The draft regulation is open for public comment until Aug 17.
Zhou Ye'an, a professor of economics and corporate finance at Renmin University of China, said the new regulation will certainly help adjust the ownership structure of companies and bring employees extra income through stock ownership.
"However, the biggest defect is that existing shareholders would have to share their stock interests with new ones," Zhou said, referring to the dilution of existing stocks.
Another issue worrying experts is taxation.
In the United States, neither companies nor employees pay taxes on contributions to an ESOP. Stock proceeds are only taxed when an employee retires or leaves the company, according to an ESOP research center in America.
Zhou said that without a preferential tax policy like this, an employee stock ownership plan could "hardly" create any incentive.
CSRC is still negotiating with relevant parties about taxation, said an insider.
However, Guo Tianyong, director of the China Banking Industry Research Center, noted the incentive potential of employee stock plans.
Guo said when employees' personal wealth is "bound together" with the company, they will keep business goals in mind, strive to find more customers and be devoted to cost savings.
But it might not be possible to realize this incentive effect, said Li Kening, director of the International Business School at Beijing Language and Culture University. Li said big companies tend to emphasize participation by senior executives, giving only a small proportion of shares to a large number of employees.

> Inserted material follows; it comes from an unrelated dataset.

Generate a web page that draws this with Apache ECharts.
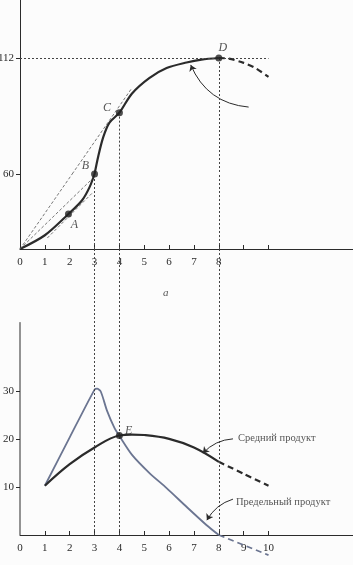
<!DOCTYPE html>
<html>
<head>
<meta charset="utf-8">
<script src="https://cdn.jsdelivr.net/npm/echarts@6/dist/echarts.min.js"></script>
<style>
  html, body { margin: 0; padding: 0; background: #fcfcfc; }
  #chart { width: 353px; height: 565px; }
</style>
</head>
<body>
<div id="chart"></div>
<script>
// ticks and labels
var xTicks = [1, 2, 3, 4, 5, 6, 7, 8, 9, 10];
var topXLabels = [0, 1, 2, 3, 4, 5, 6, 7, 8];
var bottomXLabels = [0, 1, 2, 3, 4, 5, 6, 7, 8, 9, 10];
var topYLabelHigh = [112];
var topYLabelLow = [60];
var bottomYLabels = [10, 20, 30];

// total product (the drawing squeezes 0..60 and 60..112 differently)
var outputLow = [[0, 0], [1, 11], [1.95, 28], [2.5, 39], [2.8, 49.5], [3, 60]];
var outputHigh = [[3, 60], [3.15, 68], [3.35, 76.5], [3.6, 83], [4, 87.5], [4.5, 96], [5.2, 103], [5.9, 107.5], [6.7, 110], [7.3, 111.3], [8, 112]];
var outputTail = [[8, 112], [8.4, 111.7], [9, 109.8], [9.5, 107.3], [10, 103.5]];
var rayCLow = [[0, 0], [2.1, 60]];
var rayCHigh = [[2.1, 60], [4.5, 98.5]];
var rayB = [[0, 0], [2.9, 56]];
var tangentA = [[1.1, 8.8], [2.95, 45.6]];
var pointA = [1.95, 28];
var pointB = [3, 60];
var pointC = [4, 87.5];
var pointD = [8, 112];

// average and marginal product
var avgProduct = [[1, 10.3], [2, 14.8], [3, 18.3], [4, 20.8], [4.5, 21], [5, 20.9], [6, 20.1], [7, 18.3], [8, 15.3]];
var avgTail = [[8, 15.3], [9, 12.8], [10, 10.3]];
var margProduct = [[1, 10.3], [2, 20.4], [3, 30.4], [3.1, 30.6], [3.25, 30], [3.5, 26], [3.8, 22.4], [4, 20.7], [4.5, 16.8], [5.2, 13], [5.9, 9.8], [6.7, 5.9], [7.5, 2.1], [8, 0]];
var margTail = [[8, 0], [9, -2.1], [10, -4.2]];
var pointE = [4, 20.8];

var chart = echarts.init(document.getElementById("chart"));
var ink = "#2b2b2b";
var font = "Liberation Serif";
var xMax = 13.4;

function xAxisFor(grid, show, labels) {
  return {
    type: "value", gridIndex: grid, min: 0, max: xMax, show: show,
    axisLine: { show: true, onZero: true, lineStyle: { color: ink, width: 1 } },
    axisTick: { show: true, inside: true, length: 4, customValues: xTicks, lineStyle: { color: ink } },
    axisLabel: { customValues: labels, margin: 8, color: ink, fontFamily: font, fontSize: 11 },
    splitLine: { show: false }
  };
}

function yAxisFor(grid, min, max, labels, lineShow) {
  return {
    type: "value", gridIndex: grid, min: min, max: max,
    axisLine: { show: lineShow, lineStyle: { color: ink, width: 1 } },
    axisTick: { show: true, length: 4, customValues: labels, lineStyle: { color: ink } },
    axisLabel: { customValues: labels, margin: 6, color: ink, fontFamily: font, fontSize: 11 },
    splitLine: { show: false }
  };
}

function line(grid, data, style) {
  return {
    type: "line", xAxisIndex: grid, yAxisIndex: grid, data: data,
    symbol: "none", smooth: style.smooth || false, clip: false,
    lineStyle: { color: style.color || ink, width: style.width || 1, type: style.type || "solid" },
    markLine: style.markLine, z: style.z || 2
  };
}

function dotted(data) {
  return { silent: true, symbol: "none", label: { show: false }, lineStyle: { color: "#444", width: 1, type: [2, 2] }, data: data };
}

function pointLabel(grid, value, text, pos, offset) {
  return {
    type: "scatter", xAxisIndex: grid, yAxisIndex: grid, data: [value],
    symbolSize: 7, itemStyle: { color: "#222" }, z: 5,
    label: { show: true, formatter: text, position: pos, offset: offset, color: ink, fontFamily: font, fontStyle: "italic", fontSize: 12 }
  };
}

function textAt(grid, value, text, size, italic) {
  return {
    type: "scatter", xAxisIndex: grid, yAxisIndex: grid, data: [value], symbolSize: 0, z: 5,
    label: { show: true, formatter: text, position: "right", distance: 0, color: ink, fontFamily: font, fontSize: size, fontStyle: italic ? "italic" : "normal" }
  };
}

function arrow(grid, from, to, curve) {
  return {
    type: "lines", coordinateSystem: "cartesian2d", xAxisIndex: grid, yAxisIndex: grid,
    symbol: ["none", "arrow"], symbolSize: 6,
    lineStyle: { color: ink, width: 1, curveness: curve, opacity: 1 },
    data: [{ coords: [from, to] }]
  };
}

chart.setOption({
  animation: false,
  backgroundColor: "#fcfcfc",
  grid: [
    { left: 20, right: 0, top: 0, height: 174, outerBoundsMode: "none" },
    { left: 20, right: 0, top: 174, height: 75, outerBoundsMode: "none" },
    { left: 20, right: 0, top: 248, height: 287, outerBoundsMode: "none" }
  ],
  xAxis: [xAxisFor(0, false, []), xAxisFor(1, true, topXLabels), xAxisFor(2, true, bottomXLabels)],
  yAxis: [yAxisFor(0, 60, 138, topYLabelHigh, true), yAxisFor(1, 0, 60, topYLabelLow, true), yAxisFor(2, 0, 60, bottomYLabels, false)],
  series: [
    // top panel
    line(1, outputLow, { width: 2.2, smooth: 0.3, markLine: dotted([{ xAxis: 3 }, { xAxis: 4 }, { xAxis: 8 }]) }),
    line(0, outputHigh, { width: 2.2, smooth: 0.3, markLine: dotted([
      [{ coord: [4, 87.5] }, { coord: [4, 60] }],
      [{ coord: [8, 112] }, { coord: [8, 60] }],
      [{ coord: [0, 112] }, { coord: [10, 112] }]
    ]) }),
    line(0, outputTail, { width: 2.2, smooth: 0.3, type: [6, 4] }),
    line(1, rayCLow, { width: 0.8, color: "#555", type: [3, 2] }),
    line(0, rayCHigh, { width: 0.8, color: "#555", type: [3, 2] }),
    line(1, rayB, { width: 0.8, color: "#555", type: [3, 2] }),
    line(1, tangentA, { width: 0.8, color: "#555", type: [3, 2] }),
    arrow(0, [9.2, 90], [6.87, 108.9], 0.3),
    pointLabel(1, pointA, "A", "bottom", [6, -4]),
    pointLabel(0, pointB, "B", "left", [3, -8]),
    pointLabel(0, pointC, "C", "left", [0, -5]),
    pointLabel(0, pointD, "D", "top", [4, 4]),
    // bottom panel
    line(2, [[0, 0], [0, 44.5]], { width: 1, markLine: dotted([{ xAxis: 3 }, { xAxis: 4 }, { xAxis: 8 }]) }),
    line(2, avgProduct, { width: 2.2, smooth: 0.4, z: 3 }),
    line(2, avgTail, { width: 2.2, smooth: 0.3, type: [6, 4], z: 3 }),
    line(2, margProduct, { width: 1.8, smooth: 0.25, color: "#6b7591" }),
    line(2, margTail, { width: 1.8, color: "#6b7591", type: [6, 4] }),
    arrow(2, [8.57, 20.1], [7.36, 17.1], -0.2),
    arrow(2, [8.57, 7.5], [7.52, 3.1], -0.2),
    pointLabel(2, pointE, "E", "right", [-3, -5]),
    textAt(2, [8.77, 20.3], "Средний продукт", 10.5, false),
    textAt(2, [8.69, 6.9], "Предельный продукт", 10.5, false),
    textAt(2, [5.75, 50.6], "a", 11, true)
  ]
});
</script>
</body>
</html>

Although the draft rule limits any individual employee to a 1 percent stake in a company through an ESOP, the rule wouldn't prevent a higher concentration of individual stock ownership.
Zhou said the rule doesn't prevent executives from buying more stock on their own outside the plan, meaning top executives could still own most of a company's stock.
China Construction Bank set up an ESOP in July, 2007, with 270,000 qualified employees owning stock valued at 800 million yuan ($125.6 million). China Economic Net criticized the plan as just a salary increase in "disguised" form.
"Such a tiny piece of cake" drags employee ownership down to a "superficial" level that might trigger insider trading problems, Li said.
As for the stipulation in the new regulation that ESOPs must be managed by a third-party asset management company, Li said this will help combat insider trading.
But Zhou of Renmin University said it will be useless if companies and agencies collude with each other.
The draft measures are "too general" and don't make a specific effort to deal with this problem, Zhou added.
"For an ordinary employee like me, it is very hard to believe that a third party will be totally independent and objective," said an anonymous worker from the Bank of China Monday.
Fortunately, the regulation at least provides companies and asset management agencies with a big opportunity to change their old image in business management if they can perform better in safeguarding workers' rights and interests in terms of stock ownership, Zhou said.